>> Start
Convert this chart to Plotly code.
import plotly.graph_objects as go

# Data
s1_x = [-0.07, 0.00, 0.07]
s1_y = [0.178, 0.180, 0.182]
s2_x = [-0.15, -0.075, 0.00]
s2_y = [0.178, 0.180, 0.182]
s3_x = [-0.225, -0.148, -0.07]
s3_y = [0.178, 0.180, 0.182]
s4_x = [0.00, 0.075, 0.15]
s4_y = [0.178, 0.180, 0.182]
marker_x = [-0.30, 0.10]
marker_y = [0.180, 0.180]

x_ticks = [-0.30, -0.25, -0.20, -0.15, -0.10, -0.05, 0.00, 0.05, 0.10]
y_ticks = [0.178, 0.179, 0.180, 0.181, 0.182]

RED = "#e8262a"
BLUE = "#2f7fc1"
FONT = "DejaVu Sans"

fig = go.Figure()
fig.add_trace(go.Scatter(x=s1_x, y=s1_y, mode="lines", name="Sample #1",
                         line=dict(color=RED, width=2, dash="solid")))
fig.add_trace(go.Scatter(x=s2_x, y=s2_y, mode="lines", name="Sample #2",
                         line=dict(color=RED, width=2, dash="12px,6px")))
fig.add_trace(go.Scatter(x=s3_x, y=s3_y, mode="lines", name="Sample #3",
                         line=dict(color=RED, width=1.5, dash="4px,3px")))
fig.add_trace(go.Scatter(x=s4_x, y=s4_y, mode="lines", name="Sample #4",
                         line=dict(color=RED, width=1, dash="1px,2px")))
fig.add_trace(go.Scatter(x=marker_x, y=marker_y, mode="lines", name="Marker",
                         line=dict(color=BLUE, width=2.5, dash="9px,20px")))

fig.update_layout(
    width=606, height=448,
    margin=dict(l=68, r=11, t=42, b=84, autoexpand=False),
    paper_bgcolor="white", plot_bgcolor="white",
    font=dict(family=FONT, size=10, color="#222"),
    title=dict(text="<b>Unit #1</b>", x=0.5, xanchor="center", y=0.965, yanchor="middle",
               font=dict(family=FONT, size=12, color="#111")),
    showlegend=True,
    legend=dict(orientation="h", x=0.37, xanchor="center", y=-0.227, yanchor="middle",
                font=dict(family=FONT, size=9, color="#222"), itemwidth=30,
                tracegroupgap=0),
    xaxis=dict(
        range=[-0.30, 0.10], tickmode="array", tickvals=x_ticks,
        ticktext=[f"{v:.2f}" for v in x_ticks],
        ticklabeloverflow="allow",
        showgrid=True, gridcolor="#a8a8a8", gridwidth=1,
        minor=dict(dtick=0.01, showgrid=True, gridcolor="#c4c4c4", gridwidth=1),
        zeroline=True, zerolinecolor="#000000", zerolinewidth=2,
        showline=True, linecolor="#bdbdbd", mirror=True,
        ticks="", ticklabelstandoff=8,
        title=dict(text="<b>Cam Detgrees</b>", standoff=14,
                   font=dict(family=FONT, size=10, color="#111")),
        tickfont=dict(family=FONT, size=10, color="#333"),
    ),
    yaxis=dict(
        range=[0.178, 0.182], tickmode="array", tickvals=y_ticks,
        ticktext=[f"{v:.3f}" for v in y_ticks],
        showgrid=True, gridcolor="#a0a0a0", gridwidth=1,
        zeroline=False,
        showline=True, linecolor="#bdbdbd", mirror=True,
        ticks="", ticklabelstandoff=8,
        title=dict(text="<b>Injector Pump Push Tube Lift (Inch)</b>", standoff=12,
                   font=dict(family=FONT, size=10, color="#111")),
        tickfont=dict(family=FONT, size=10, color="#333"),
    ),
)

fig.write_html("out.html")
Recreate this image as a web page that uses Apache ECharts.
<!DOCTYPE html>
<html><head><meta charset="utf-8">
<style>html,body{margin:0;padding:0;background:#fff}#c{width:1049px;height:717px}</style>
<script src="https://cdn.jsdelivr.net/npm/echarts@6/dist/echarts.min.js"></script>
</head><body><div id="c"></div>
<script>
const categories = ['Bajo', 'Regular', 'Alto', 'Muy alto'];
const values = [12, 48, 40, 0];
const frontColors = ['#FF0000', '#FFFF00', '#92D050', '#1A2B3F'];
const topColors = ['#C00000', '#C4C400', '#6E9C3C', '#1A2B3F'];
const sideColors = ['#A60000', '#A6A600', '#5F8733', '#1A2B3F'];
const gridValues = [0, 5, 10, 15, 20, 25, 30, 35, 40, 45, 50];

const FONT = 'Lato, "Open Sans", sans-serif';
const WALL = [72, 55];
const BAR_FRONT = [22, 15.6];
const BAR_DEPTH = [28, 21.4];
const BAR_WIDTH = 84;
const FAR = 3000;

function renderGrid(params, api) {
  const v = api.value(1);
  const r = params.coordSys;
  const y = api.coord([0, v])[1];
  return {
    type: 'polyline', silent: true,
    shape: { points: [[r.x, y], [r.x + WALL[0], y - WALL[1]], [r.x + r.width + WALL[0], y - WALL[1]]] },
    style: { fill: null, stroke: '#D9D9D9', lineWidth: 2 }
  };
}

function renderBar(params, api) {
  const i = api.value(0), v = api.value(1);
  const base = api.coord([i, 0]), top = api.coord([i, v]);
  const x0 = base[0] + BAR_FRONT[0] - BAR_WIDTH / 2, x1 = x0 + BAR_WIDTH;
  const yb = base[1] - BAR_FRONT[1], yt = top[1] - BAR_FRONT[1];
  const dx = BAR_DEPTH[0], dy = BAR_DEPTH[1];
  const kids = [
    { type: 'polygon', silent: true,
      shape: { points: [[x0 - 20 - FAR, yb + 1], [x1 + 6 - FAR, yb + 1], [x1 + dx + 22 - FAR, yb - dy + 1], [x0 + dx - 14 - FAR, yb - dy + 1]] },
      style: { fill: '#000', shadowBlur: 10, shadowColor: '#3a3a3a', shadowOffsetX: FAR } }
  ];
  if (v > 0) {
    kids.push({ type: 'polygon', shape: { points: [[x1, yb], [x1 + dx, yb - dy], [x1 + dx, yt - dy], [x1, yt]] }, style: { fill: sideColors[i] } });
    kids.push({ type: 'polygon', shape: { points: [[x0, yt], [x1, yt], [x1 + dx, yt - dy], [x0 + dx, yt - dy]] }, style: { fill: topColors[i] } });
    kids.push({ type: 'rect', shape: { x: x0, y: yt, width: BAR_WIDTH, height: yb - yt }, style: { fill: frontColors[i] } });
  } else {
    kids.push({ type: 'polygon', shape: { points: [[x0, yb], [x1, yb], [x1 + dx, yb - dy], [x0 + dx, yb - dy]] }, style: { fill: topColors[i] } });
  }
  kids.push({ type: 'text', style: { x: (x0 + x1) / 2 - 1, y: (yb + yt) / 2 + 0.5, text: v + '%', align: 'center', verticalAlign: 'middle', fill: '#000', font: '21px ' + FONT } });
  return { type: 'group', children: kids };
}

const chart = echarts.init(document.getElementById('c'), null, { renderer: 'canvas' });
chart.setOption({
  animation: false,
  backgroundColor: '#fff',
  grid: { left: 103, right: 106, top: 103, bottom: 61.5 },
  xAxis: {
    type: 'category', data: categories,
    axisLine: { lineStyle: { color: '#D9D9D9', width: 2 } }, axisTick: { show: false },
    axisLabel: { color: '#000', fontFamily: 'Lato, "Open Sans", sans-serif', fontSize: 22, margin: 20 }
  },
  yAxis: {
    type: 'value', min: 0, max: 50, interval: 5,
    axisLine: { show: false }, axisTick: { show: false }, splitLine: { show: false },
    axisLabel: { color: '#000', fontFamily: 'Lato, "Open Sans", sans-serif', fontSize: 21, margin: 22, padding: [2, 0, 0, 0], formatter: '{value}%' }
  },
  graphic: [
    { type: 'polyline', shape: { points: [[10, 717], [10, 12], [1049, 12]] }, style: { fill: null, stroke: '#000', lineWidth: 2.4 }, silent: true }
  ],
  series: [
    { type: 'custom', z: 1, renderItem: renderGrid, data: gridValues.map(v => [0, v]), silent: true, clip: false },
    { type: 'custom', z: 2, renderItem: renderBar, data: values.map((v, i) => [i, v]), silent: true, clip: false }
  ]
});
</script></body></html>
>> End
Everything from the first line above up to and including the line that contains "import plotly.graph_objects as go" should be printed exactly; please print only that.

• _Exercise result_:
Convert this chart to Plotly code.
import plotly.graph_objects as go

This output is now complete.